[start of Entries]

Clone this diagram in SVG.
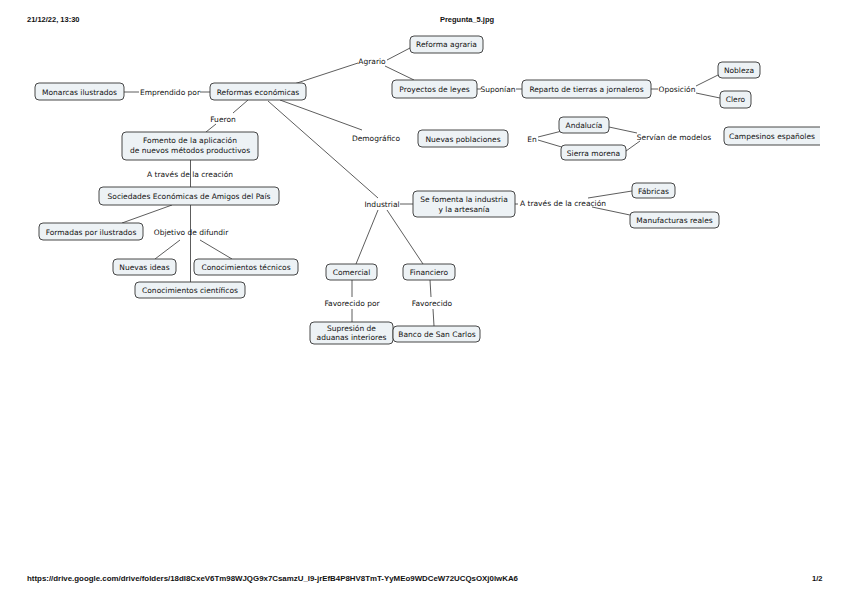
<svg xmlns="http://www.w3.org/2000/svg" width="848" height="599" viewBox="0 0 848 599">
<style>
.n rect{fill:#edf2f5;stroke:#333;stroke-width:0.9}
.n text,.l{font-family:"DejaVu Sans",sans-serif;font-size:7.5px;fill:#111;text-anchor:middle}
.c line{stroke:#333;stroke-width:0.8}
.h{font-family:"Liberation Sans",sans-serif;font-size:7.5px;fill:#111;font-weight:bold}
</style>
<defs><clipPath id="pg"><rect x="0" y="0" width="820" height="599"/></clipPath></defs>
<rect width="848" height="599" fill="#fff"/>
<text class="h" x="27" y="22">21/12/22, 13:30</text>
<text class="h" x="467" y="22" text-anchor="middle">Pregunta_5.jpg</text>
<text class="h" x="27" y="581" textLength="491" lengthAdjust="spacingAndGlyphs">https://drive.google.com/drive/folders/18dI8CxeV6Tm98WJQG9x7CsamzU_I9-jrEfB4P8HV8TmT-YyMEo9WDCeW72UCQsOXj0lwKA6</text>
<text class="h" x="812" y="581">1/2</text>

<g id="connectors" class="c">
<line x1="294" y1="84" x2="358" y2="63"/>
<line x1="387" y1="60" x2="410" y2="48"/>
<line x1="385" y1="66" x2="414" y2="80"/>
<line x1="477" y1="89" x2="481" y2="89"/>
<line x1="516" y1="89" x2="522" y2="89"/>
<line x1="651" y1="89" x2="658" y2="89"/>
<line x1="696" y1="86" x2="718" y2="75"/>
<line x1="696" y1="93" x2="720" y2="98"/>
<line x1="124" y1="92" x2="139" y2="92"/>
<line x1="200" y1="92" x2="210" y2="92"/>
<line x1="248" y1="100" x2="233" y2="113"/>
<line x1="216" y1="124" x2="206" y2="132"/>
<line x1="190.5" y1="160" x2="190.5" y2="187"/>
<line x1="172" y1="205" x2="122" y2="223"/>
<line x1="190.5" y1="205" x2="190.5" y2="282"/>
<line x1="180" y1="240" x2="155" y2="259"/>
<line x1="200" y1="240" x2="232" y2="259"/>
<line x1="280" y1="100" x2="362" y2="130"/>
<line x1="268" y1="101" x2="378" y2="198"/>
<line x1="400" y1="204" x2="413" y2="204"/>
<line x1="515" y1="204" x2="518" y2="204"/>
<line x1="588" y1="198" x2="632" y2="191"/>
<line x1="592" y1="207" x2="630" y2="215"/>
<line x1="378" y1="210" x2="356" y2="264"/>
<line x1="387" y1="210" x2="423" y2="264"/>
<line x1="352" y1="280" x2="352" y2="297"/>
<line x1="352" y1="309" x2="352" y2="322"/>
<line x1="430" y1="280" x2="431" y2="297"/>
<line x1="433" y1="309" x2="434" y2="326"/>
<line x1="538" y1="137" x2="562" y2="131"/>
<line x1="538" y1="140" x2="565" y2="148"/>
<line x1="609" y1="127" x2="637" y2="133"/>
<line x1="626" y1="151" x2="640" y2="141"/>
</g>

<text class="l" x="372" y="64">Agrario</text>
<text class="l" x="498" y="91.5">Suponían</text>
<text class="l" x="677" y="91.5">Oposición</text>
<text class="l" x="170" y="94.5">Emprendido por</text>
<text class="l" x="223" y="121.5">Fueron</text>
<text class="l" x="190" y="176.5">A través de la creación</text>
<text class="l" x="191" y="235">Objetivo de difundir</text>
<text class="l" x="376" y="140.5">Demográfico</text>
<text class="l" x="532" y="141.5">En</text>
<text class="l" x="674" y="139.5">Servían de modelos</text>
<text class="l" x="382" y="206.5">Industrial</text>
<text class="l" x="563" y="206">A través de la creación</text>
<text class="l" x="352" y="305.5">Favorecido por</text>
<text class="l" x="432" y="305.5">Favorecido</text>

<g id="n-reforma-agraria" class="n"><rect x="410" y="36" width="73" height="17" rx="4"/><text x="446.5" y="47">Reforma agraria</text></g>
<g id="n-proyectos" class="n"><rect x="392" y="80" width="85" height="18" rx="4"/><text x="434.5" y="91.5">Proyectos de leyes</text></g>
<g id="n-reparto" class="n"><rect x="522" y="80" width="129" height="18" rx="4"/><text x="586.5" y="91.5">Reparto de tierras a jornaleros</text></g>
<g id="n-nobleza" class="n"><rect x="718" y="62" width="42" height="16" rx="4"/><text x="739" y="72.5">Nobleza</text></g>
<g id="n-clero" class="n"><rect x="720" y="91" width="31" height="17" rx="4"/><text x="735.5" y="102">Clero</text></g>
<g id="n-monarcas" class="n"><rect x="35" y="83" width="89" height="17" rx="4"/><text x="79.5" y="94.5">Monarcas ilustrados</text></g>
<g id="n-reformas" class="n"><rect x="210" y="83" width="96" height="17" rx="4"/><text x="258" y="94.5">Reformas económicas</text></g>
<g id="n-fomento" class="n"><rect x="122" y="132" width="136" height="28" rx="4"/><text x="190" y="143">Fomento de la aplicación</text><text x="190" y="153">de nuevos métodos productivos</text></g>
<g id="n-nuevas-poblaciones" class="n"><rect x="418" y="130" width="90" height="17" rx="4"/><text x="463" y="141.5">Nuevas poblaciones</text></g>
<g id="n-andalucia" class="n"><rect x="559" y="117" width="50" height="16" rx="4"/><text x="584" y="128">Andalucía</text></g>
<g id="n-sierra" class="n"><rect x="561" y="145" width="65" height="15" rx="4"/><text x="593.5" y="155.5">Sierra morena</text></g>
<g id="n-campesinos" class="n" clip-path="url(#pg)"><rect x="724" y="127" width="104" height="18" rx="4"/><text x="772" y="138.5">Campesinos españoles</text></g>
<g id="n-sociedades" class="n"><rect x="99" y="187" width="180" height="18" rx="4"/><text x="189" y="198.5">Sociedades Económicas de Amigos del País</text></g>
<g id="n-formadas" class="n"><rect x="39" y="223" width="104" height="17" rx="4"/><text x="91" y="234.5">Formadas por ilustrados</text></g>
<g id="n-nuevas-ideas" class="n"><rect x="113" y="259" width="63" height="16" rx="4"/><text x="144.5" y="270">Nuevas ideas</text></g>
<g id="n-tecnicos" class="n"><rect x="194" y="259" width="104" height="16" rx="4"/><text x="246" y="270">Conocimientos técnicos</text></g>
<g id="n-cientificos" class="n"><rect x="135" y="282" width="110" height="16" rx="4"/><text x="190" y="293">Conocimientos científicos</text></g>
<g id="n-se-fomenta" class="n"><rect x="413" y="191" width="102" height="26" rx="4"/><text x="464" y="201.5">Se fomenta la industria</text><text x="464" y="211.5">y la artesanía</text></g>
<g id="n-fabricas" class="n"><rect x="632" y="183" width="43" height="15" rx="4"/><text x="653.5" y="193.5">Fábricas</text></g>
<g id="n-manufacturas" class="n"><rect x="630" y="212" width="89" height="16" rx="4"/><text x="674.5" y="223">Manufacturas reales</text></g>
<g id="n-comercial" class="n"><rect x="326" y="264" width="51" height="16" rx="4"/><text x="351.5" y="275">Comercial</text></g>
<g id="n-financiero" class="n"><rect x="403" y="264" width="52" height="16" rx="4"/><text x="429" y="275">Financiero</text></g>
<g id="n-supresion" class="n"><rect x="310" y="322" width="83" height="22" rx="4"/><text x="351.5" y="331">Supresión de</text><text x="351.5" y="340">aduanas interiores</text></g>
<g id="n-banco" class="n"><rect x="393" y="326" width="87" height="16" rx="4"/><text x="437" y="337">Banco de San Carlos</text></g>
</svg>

[end of Entries]
[start of Entries]

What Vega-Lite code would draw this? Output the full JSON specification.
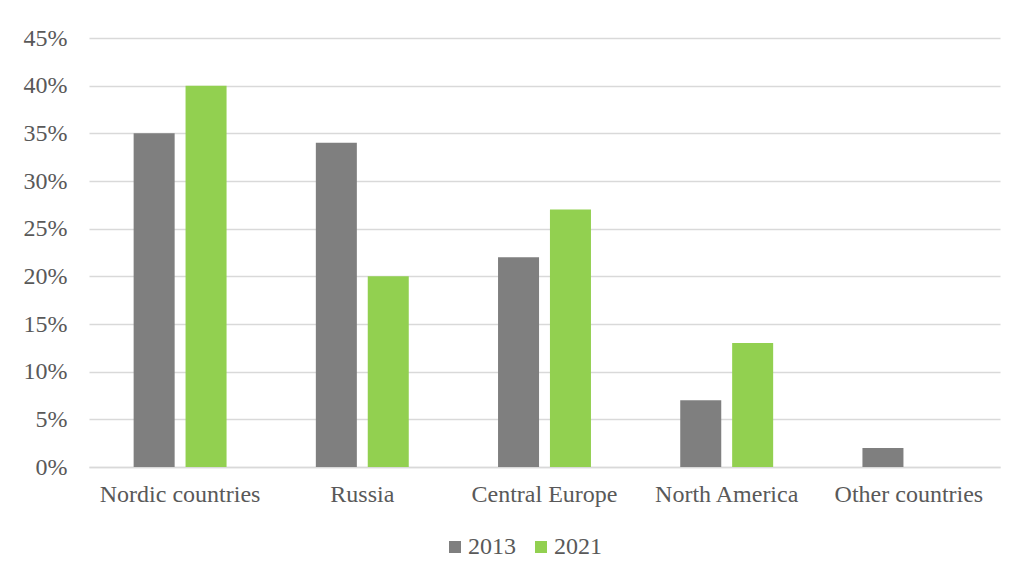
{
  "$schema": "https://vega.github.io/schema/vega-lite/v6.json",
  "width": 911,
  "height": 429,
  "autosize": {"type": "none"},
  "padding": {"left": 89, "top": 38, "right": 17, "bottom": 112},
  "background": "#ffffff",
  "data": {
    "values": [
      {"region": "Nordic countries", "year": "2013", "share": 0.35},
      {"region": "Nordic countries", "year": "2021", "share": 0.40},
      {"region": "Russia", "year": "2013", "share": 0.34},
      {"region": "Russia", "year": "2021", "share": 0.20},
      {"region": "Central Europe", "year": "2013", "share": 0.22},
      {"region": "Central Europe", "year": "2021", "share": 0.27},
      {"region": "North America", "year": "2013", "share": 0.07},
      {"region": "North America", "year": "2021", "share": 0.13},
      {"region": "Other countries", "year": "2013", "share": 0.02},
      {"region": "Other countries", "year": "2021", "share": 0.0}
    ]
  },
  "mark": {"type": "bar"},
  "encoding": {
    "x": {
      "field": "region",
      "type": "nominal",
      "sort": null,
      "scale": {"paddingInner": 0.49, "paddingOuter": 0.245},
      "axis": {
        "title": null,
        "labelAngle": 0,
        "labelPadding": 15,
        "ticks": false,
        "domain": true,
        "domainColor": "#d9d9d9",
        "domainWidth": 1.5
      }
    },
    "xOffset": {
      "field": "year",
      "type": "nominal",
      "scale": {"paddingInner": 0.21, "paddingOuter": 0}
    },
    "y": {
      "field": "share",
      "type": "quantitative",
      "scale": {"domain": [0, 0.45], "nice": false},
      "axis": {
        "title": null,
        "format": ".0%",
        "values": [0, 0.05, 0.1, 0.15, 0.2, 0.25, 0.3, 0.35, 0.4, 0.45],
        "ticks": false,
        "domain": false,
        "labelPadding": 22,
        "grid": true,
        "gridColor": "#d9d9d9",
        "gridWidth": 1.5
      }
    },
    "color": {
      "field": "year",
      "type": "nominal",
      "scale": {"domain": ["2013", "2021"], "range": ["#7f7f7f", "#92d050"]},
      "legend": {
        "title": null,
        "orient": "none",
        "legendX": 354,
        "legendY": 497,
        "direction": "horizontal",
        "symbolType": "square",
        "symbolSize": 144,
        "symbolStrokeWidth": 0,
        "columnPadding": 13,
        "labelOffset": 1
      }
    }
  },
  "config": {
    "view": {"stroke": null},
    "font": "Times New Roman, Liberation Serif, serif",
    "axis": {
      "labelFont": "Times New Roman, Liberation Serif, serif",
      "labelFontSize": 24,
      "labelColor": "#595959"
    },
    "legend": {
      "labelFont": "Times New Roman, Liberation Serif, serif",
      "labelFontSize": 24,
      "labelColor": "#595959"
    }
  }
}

[end of Entries]
[start of Entries]

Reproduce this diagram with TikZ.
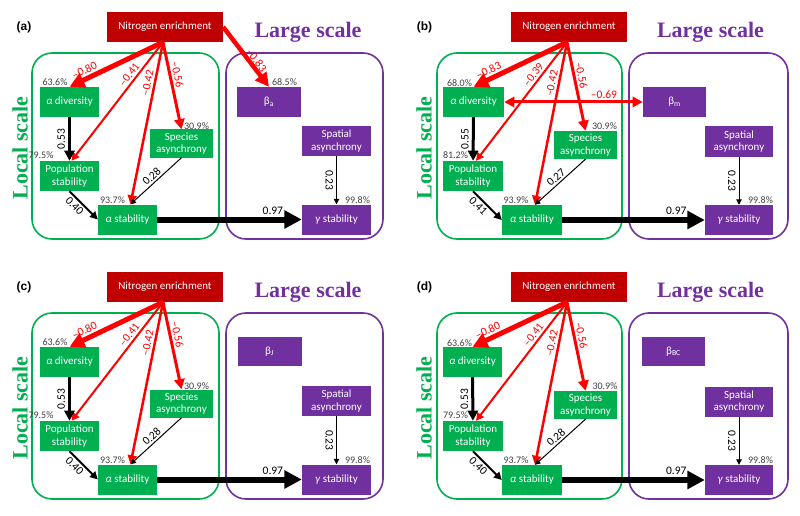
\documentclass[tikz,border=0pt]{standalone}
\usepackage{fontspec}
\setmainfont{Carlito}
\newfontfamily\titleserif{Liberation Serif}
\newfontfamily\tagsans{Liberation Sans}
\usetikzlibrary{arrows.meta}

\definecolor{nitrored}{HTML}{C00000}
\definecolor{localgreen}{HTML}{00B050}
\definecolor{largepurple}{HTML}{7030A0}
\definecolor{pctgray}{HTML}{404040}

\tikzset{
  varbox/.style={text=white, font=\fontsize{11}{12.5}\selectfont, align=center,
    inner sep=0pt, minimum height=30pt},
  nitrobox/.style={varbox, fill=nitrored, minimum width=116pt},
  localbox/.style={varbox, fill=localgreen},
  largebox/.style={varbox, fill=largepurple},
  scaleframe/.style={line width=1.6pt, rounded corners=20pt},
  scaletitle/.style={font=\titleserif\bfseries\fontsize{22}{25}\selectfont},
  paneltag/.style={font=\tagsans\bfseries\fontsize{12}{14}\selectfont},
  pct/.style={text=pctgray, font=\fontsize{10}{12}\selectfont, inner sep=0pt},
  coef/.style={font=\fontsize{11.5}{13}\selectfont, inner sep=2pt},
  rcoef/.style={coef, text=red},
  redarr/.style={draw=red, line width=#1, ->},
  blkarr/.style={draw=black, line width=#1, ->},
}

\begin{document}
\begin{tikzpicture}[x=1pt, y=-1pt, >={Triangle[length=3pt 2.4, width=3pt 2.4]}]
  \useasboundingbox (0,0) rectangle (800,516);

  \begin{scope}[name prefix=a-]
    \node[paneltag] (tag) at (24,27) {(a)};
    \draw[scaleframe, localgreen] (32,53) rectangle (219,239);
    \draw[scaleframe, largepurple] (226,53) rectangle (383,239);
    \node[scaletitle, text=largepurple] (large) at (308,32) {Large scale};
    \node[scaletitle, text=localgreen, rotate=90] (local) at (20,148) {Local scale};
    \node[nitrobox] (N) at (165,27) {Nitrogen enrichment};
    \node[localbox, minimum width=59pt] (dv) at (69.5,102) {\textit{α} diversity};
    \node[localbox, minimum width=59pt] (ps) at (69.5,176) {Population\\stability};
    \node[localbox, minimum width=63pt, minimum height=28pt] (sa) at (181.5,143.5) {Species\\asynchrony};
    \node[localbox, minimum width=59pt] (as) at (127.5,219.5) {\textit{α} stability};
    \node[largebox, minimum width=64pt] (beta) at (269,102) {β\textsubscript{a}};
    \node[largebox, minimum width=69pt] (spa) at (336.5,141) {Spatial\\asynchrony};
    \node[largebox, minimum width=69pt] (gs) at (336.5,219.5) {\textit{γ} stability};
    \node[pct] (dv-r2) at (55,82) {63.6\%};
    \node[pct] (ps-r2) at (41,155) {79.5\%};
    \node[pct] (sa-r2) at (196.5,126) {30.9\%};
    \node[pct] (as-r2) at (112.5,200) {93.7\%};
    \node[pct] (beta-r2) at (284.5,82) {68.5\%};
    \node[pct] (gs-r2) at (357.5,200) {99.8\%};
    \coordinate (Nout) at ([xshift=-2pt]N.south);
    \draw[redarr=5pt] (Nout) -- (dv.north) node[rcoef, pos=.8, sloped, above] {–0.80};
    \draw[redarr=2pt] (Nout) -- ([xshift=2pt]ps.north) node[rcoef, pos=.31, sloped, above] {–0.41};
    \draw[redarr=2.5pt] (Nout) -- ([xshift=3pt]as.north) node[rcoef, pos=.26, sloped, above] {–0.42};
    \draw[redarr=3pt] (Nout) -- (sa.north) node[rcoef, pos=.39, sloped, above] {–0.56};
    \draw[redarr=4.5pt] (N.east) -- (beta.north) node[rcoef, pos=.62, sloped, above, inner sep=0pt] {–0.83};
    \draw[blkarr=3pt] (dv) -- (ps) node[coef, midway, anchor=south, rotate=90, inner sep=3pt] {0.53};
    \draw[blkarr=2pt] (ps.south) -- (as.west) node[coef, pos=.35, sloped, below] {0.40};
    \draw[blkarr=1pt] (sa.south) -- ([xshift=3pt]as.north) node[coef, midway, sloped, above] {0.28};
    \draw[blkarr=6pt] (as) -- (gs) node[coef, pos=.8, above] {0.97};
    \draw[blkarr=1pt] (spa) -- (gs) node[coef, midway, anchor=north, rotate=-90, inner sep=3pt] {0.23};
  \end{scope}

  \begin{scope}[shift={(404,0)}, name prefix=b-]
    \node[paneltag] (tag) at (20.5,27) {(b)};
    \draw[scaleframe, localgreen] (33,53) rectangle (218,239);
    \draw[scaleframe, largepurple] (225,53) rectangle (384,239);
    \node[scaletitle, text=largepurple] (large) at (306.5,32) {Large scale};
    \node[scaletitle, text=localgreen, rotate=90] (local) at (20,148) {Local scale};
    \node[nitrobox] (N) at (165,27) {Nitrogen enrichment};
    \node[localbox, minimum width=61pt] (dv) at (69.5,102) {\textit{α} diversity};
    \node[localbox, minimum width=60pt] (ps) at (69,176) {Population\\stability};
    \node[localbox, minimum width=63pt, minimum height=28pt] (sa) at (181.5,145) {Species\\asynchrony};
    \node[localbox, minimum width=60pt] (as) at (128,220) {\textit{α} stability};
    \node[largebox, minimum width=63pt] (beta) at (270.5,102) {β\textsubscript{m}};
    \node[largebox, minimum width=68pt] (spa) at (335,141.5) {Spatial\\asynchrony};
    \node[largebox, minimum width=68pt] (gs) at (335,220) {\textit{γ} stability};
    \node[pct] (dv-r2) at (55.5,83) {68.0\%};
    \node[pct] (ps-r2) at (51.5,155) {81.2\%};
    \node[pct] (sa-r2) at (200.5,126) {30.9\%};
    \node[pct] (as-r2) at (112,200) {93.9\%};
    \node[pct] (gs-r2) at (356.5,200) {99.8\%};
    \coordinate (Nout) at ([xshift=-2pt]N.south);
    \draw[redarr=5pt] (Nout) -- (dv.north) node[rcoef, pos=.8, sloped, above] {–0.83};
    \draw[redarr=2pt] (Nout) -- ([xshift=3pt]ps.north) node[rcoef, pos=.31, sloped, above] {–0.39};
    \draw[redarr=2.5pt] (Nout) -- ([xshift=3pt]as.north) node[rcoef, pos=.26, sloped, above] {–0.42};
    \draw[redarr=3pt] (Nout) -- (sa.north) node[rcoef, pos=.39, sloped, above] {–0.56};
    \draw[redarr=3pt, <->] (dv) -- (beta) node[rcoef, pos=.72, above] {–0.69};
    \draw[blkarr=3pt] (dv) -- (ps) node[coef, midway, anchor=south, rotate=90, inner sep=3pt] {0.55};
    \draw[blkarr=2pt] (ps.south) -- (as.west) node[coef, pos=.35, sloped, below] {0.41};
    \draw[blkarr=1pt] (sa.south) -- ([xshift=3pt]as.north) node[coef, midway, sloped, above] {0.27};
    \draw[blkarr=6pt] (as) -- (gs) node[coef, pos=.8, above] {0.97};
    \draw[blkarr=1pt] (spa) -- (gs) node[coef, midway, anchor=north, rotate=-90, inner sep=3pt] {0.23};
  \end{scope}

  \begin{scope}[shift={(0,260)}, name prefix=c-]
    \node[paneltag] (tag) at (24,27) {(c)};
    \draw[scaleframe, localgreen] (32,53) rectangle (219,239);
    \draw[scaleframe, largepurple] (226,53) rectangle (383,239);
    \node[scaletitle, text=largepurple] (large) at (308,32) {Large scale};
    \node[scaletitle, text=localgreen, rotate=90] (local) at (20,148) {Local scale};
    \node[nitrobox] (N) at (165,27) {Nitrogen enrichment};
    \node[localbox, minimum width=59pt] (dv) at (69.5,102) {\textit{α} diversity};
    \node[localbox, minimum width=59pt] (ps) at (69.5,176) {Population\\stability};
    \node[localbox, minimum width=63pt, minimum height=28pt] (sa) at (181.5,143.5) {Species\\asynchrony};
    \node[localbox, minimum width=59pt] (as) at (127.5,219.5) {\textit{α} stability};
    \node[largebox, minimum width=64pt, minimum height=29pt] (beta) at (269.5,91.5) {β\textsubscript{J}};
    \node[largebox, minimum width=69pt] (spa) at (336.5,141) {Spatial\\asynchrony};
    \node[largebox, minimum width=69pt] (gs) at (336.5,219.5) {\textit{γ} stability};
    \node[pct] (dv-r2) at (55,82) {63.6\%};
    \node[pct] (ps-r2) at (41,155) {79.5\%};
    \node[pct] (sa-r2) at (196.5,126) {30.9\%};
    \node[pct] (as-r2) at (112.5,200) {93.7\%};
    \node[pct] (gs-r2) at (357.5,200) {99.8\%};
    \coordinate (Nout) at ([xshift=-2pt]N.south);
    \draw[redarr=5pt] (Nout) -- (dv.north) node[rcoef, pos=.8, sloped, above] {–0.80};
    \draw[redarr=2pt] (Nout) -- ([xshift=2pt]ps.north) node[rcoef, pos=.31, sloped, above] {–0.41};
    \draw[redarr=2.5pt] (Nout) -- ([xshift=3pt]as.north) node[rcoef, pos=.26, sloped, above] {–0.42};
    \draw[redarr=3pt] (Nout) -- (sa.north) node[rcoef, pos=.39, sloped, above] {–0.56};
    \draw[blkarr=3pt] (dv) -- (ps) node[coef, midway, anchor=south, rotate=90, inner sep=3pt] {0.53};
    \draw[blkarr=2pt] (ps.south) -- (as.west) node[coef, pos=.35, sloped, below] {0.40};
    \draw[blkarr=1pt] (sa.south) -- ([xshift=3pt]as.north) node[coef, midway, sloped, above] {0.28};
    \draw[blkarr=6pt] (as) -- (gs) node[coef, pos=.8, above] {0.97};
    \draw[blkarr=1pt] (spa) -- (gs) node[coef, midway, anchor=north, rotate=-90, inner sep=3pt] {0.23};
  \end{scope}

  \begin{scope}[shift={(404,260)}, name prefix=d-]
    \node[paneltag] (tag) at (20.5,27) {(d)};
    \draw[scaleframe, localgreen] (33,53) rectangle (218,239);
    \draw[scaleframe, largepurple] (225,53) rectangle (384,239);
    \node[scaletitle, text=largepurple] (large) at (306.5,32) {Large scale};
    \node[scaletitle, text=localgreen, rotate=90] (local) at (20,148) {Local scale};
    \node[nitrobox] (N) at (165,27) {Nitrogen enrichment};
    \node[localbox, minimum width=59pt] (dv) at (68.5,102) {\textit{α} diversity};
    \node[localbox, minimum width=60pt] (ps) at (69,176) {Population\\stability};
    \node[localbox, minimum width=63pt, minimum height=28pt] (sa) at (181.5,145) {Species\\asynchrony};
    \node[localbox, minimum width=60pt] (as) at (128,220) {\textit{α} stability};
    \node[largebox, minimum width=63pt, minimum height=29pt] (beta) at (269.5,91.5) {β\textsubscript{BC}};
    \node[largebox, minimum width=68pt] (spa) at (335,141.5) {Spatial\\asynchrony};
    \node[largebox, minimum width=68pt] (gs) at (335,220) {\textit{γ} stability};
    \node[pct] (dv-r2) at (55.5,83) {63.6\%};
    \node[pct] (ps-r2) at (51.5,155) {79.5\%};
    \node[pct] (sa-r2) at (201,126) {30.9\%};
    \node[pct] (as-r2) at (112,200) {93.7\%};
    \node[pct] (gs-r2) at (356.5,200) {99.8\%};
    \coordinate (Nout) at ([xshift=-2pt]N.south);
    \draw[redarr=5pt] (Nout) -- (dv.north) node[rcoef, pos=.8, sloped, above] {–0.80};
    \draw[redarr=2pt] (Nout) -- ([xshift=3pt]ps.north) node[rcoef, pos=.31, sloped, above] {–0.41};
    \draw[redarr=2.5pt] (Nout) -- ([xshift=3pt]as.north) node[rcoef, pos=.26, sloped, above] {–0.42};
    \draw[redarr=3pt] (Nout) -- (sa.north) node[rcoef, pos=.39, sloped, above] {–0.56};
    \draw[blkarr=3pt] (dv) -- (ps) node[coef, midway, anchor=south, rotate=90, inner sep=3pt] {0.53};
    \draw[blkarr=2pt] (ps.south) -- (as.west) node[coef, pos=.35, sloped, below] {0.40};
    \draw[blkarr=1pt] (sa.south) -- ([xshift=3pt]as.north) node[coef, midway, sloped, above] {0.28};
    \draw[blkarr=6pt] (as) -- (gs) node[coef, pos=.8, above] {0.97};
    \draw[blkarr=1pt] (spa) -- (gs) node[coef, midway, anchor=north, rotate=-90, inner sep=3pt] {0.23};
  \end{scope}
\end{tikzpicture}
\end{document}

[end of Entries]

▶ Exercise task: Leaving the pictures out, write out exactly the lines from the line containing "Reproduce this diagram with TikZ." through the line containing "(0,0) rectangle (800,516);", both included.

▶ Answer to this exercise:
Reproduce this diagram with TikZ.
\documentclass[tikz,border=0pt]{standalone}
\usepackage{fontspec}
\setmainfont{Carlito}
\newfontfamily\titleserif{Liberation Serif}
\newfontfamily\tagsans{Liberation Sans}
\usetikzlibrary{arrows.meta}

\definecolor{nitrored}{HTML}{C00000}
\definecolor{localgreen}{HTML}{00B050}
\definecolor{largepurple}{HTML}{7030A0}
\definecolor{pctgray}{HTML}{404040}

\tikzset{
  varbox/.style={text=white, font=\fontsize{11}{12.5}\selectfont, align=center,
    inner sep=0pt, minimum height=30pt},
  nitrobox/.style={varbox, fill=nitrored, minimum width=116pt},
  localbox/.style={varbox, fill=localgreen},
  largebox/.style={varbox, fill=largepurple},
  scaleframe/.style={line width=1.6pt, rounded corners=20pt},
  scaletitle/.style={font=\titleserif\bfseries\fontsize{22}{25}\selectfont},
  paneltag/.style={font=\tagsans\bfseries\fontsize{12}{14}\selectfont},
  pct/.style={text=pctgray, font=\fontsize{10}{12}\selectfont, inner sep=0pt},
  coef/.style={font=\fontsize{11.5}{13}\selectfont, inner sep=2pt},
  rcoef/.style={coef, text=red},
  redarr/.style={draw=red, line width=#1, ->},
  blkarr/.style={draw=black, line width=#1, ->},
}

\begin{document}
\begin{tikzpicture}[x=1pt, y=-1pt, >={Triangle[length=3pt 2.4, width=3pt 2.4]}]
  \useasboundingbox (0,0) rectangle (800,516);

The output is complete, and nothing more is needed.